- **WHAT TO DO**: Any pictures in the records below must be left out when you repeat the lines from the line containing "Give me the matplotlib source for this chart." through the line containing "from matplotlib.patches import" exactly.

- **PROVIDED DATA**:
----

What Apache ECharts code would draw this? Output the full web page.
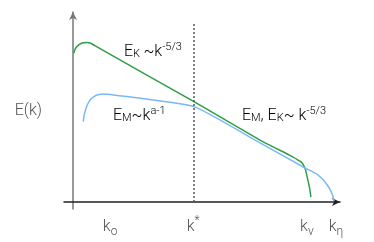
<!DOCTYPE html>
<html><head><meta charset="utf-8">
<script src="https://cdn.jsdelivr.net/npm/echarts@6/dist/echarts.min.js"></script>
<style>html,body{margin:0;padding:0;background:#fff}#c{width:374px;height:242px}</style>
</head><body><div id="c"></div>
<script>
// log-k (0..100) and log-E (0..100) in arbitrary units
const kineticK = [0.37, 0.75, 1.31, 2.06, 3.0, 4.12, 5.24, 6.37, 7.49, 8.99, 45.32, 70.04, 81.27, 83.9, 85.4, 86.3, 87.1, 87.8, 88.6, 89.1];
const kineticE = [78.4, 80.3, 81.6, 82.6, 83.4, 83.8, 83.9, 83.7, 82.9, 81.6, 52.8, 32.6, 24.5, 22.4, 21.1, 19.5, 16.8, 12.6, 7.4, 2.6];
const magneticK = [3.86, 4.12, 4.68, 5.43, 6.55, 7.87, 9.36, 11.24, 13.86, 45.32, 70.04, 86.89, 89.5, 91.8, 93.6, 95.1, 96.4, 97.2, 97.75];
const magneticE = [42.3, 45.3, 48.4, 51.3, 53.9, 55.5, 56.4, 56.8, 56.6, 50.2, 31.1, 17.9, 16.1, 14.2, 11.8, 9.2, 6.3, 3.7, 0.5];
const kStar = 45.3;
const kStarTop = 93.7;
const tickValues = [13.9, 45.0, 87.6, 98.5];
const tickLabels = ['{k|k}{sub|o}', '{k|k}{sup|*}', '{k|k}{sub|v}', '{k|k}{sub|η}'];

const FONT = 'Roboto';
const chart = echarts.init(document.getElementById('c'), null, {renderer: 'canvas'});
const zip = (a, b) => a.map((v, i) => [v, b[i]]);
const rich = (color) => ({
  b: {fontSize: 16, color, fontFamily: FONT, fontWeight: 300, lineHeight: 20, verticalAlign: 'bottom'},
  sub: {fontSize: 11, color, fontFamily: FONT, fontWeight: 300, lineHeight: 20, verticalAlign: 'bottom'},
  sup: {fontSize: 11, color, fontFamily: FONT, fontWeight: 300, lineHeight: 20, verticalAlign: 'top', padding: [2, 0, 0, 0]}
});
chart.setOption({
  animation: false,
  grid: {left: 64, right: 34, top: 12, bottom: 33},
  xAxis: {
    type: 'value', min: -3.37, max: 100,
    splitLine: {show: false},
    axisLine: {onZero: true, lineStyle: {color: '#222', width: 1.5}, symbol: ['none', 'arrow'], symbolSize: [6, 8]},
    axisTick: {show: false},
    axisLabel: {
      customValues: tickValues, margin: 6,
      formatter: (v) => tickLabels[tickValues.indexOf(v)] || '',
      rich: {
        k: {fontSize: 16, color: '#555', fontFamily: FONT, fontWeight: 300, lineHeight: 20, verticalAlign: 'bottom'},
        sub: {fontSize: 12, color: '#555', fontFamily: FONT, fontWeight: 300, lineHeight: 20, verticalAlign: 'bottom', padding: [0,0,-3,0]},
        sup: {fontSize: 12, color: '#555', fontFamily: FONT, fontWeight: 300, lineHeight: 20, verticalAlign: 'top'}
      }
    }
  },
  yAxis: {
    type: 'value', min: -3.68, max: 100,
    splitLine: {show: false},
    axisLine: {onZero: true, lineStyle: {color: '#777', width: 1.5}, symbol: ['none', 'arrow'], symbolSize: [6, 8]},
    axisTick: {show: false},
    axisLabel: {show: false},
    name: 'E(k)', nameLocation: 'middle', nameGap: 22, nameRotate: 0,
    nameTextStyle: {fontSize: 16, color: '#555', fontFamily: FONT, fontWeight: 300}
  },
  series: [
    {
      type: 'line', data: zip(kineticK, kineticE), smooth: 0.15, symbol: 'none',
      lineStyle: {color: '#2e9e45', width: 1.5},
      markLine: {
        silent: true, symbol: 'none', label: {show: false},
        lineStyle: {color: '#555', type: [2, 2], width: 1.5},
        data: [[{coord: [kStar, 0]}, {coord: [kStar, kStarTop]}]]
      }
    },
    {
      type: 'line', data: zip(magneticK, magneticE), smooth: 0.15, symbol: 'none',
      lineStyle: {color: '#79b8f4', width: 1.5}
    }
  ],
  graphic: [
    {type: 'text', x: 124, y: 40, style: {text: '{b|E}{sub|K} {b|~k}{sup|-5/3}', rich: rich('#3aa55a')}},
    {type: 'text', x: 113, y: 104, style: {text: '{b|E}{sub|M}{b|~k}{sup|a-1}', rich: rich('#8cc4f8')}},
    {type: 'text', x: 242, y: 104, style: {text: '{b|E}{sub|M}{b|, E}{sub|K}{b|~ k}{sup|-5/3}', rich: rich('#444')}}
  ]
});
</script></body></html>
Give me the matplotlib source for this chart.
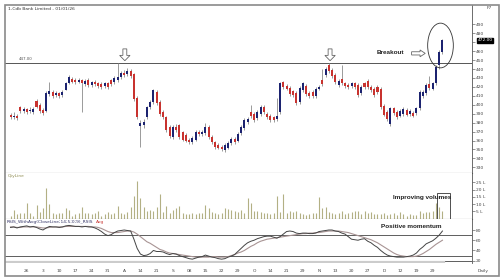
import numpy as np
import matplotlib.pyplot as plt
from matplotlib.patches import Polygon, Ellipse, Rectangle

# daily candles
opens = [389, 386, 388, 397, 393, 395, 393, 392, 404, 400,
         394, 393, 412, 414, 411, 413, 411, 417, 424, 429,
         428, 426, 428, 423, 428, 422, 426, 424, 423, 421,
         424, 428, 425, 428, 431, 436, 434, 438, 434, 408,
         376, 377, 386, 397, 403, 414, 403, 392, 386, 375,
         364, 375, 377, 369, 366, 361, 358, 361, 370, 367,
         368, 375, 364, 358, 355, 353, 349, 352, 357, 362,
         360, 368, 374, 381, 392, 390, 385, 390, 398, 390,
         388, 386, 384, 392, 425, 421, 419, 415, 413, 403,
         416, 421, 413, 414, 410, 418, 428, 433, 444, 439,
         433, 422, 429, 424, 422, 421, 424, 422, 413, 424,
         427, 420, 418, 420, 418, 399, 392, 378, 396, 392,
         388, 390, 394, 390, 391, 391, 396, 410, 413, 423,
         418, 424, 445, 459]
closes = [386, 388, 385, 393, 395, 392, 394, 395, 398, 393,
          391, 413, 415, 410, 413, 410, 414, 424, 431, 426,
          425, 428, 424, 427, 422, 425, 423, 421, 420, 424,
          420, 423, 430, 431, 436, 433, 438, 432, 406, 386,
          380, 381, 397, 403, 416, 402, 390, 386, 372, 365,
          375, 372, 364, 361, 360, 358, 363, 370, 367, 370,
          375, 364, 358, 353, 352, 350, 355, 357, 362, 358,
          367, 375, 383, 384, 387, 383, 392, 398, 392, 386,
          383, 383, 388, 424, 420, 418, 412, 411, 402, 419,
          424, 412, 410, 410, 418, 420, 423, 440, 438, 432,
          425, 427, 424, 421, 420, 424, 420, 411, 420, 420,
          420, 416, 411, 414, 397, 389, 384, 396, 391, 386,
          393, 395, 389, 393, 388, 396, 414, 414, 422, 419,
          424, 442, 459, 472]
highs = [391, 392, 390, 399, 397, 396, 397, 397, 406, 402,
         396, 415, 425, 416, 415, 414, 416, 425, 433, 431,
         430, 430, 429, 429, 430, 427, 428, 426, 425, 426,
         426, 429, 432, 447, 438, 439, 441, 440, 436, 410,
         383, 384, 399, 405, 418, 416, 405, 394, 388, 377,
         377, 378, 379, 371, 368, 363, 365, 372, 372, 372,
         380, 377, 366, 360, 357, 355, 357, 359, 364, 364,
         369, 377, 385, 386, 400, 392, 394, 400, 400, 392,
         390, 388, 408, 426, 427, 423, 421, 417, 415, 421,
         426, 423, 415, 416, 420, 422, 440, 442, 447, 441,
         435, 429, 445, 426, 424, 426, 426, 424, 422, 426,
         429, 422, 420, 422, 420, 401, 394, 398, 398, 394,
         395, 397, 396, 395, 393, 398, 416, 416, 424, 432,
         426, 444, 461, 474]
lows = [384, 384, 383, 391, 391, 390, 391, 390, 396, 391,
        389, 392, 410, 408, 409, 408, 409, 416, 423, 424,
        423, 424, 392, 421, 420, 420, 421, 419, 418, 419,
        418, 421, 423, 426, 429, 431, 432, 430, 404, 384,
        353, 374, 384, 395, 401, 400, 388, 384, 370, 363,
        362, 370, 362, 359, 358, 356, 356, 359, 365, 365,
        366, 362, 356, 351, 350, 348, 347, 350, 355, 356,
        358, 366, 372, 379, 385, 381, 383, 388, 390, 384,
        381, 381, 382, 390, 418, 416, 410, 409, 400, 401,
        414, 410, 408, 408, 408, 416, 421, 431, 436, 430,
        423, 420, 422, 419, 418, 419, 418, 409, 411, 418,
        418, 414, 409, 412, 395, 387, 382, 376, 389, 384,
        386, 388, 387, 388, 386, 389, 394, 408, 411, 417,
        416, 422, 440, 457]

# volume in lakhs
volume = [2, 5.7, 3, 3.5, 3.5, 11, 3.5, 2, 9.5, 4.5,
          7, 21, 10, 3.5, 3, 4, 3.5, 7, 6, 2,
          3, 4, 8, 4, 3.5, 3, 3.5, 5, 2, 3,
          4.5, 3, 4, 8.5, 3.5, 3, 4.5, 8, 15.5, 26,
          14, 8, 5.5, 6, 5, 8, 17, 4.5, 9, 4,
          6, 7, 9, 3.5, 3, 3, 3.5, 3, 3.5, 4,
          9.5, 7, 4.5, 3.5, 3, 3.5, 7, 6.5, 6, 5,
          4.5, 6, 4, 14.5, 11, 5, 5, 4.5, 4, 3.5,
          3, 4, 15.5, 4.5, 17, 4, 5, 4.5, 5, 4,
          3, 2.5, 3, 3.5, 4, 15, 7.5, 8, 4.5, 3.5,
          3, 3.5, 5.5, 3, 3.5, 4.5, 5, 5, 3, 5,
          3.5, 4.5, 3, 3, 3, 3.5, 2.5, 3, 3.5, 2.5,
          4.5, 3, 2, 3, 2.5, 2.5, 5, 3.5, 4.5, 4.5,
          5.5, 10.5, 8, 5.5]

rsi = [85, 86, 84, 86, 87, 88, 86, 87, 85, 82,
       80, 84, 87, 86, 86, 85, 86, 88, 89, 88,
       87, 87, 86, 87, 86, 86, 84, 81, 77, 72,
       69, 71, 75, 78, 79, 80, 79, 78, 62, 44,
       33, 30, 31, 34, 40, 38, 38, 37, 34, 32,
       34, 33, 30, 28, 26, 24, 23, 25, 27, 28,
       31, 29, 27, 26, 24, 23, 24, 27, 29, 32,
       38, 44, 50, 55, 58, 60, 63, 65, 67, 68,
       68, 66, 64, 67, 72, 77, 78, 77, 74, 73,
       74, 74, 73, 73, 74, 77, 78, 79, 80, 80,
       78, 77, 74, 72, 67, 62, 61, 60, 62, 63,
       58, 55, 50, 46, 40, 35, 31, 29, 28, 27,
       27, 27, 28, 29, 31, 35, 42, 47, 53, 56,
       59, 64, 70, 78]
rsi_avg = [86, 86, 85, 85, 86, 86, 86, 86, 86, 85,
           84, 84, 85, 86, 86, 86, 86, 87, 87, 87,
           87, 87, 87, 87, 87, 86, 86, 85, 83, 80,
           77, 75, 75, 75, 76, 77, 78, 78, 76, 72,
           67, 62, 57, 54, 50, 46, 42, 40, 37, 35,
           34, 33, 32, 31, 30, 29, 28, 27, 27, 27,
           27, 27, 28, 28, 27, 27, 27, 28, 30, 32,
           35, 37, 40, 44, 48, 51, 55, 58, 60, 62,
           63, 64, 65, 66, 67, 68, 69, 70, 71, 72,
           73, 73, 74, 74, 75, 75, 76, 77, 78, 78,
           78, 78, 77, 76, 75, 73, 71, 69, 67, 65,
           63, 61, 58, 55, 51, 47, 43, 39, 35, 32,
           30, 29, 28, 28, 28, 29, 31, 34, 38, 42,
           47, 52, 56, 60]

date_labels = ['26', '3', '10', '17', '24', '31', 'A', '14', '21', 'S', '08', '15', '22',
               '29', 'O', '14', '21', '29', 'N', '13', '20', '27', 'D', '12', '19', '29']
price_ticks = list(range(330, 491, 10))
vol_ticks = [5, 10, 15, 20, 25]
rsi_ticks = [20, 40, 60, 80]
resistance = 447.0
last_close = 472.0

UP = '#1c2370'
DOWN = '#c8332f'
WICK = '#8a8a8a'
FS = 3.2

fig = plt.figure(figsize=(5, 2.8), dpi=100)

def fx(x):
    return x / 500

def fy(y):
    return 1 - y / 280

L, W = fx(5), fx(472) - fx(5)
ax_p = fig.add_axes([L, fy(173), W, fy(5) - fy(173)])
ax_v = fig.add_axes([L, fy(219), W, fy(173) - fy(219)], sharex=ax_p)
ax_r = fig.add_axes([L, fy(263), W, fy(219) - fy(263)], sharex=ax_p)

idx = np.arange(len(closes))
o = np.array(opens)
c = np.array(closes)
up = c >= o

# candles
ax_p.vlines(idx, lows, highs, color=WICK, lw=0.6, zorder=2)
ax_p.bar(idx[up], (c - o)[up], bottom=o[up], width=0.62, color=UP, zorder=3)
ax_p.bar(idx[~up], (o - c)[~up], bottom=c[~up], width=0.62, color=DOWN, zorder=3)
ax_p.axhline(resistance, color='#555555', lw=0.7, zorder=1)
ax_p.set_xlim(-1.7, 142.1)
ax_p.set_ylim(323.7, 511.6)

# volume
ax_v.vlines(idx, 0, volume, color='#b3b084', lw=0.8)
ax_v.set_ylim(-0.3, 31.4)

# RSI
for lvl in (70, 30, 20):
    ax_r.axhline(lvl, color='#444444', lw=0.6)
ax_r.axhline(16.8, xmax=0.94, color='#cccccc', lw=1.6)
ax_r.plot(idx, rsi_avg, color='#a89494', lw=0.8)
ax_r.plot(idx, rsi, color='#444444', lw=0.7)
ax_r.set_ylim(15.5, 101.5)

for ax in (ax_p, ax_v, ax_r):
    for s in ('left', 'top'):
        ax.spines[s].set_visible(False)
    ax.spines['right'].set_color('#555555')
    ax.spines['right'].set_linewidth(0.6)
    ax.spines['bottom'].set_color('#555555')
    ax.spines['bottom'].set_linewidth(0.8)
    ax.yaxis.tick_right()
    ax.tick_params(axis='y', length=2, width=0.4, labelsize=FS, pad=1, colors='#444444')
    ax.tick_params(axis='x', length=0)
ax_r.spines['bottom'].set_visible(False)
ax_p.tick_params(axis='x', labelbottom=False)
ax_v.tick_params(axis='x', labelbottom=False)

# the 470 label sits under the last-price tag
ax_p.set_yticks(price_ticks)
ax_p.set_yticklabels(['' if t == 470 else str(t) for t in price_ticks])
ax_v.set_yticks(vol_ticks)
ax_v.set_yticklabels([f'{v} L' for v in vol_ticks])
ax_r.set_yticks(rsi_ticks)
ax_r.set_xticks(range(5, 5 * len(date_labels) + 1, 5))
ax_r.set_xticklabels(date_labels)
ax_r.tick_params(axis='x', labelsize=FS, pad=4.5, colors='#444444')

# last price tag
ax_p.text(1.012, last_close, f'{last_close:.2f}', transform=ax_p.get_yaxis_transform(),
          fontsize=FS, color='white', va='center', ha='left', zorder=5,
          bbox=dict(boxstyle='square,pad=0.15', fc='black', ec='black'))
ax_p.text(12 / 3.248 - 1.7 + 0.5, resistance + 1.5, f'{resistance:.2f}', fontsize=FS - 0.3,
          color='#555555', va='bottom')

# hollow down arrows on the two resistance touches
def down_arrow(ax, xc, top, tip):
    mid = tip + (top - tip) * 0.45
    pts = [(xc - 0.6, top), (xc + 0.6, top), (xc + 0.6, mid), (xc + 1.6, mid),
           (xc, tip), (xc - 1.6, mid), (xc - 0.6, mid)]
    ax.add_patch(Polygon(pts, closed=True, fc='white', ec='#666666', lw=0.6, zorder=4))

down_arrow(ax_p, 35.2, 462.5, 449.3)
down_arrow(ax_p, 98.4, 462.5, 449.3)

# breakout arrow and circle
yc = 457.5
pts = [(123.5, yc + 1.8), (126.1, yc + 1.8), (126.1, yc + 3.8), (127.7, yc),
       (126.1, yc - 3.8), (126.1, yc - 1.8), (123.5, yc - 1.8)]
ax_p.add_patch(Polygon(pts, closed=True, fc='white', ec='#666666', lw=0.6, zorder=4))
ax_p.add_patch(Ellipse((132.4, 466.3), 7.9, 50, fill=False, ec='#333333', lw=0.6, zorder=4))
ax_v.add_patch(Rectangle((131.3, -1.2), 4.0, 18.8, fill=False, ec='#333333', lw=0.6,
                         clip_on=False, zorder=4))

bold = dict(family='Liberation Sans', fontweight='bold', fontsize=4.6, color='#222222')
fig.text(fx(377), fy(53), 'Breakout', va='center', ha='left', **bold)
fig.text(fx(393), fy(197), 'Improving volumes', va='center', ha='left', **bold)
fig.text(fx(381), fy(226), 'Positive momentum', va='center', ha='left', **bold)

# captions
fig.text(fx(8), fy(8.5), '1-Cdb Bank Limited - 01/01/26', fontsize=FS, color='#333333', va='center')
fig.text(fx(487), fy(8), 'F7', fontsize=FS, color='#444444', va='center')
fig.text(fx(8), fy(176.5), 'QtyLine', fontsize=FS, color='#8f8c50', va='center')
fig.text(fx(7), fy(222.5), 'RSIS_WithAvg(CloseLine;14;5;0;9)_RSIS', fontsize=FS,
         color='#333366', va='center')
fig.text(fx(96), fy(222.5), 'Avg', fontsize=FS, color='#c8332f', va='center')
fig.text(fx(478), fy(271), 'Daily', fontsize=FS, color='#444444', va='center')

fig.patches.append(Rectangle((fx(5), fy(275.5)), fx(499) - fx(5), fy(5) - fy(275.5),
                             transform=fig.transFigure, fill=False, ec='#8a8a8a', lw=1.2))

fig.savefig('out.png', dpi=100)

----

- **THE OUTPUT**:
Give me the matplotlib source for this chart.
import numpy as np
import matplotlib.pyplot as plt
from matplotlib.patches import Polygon, Ellipse, Rectangle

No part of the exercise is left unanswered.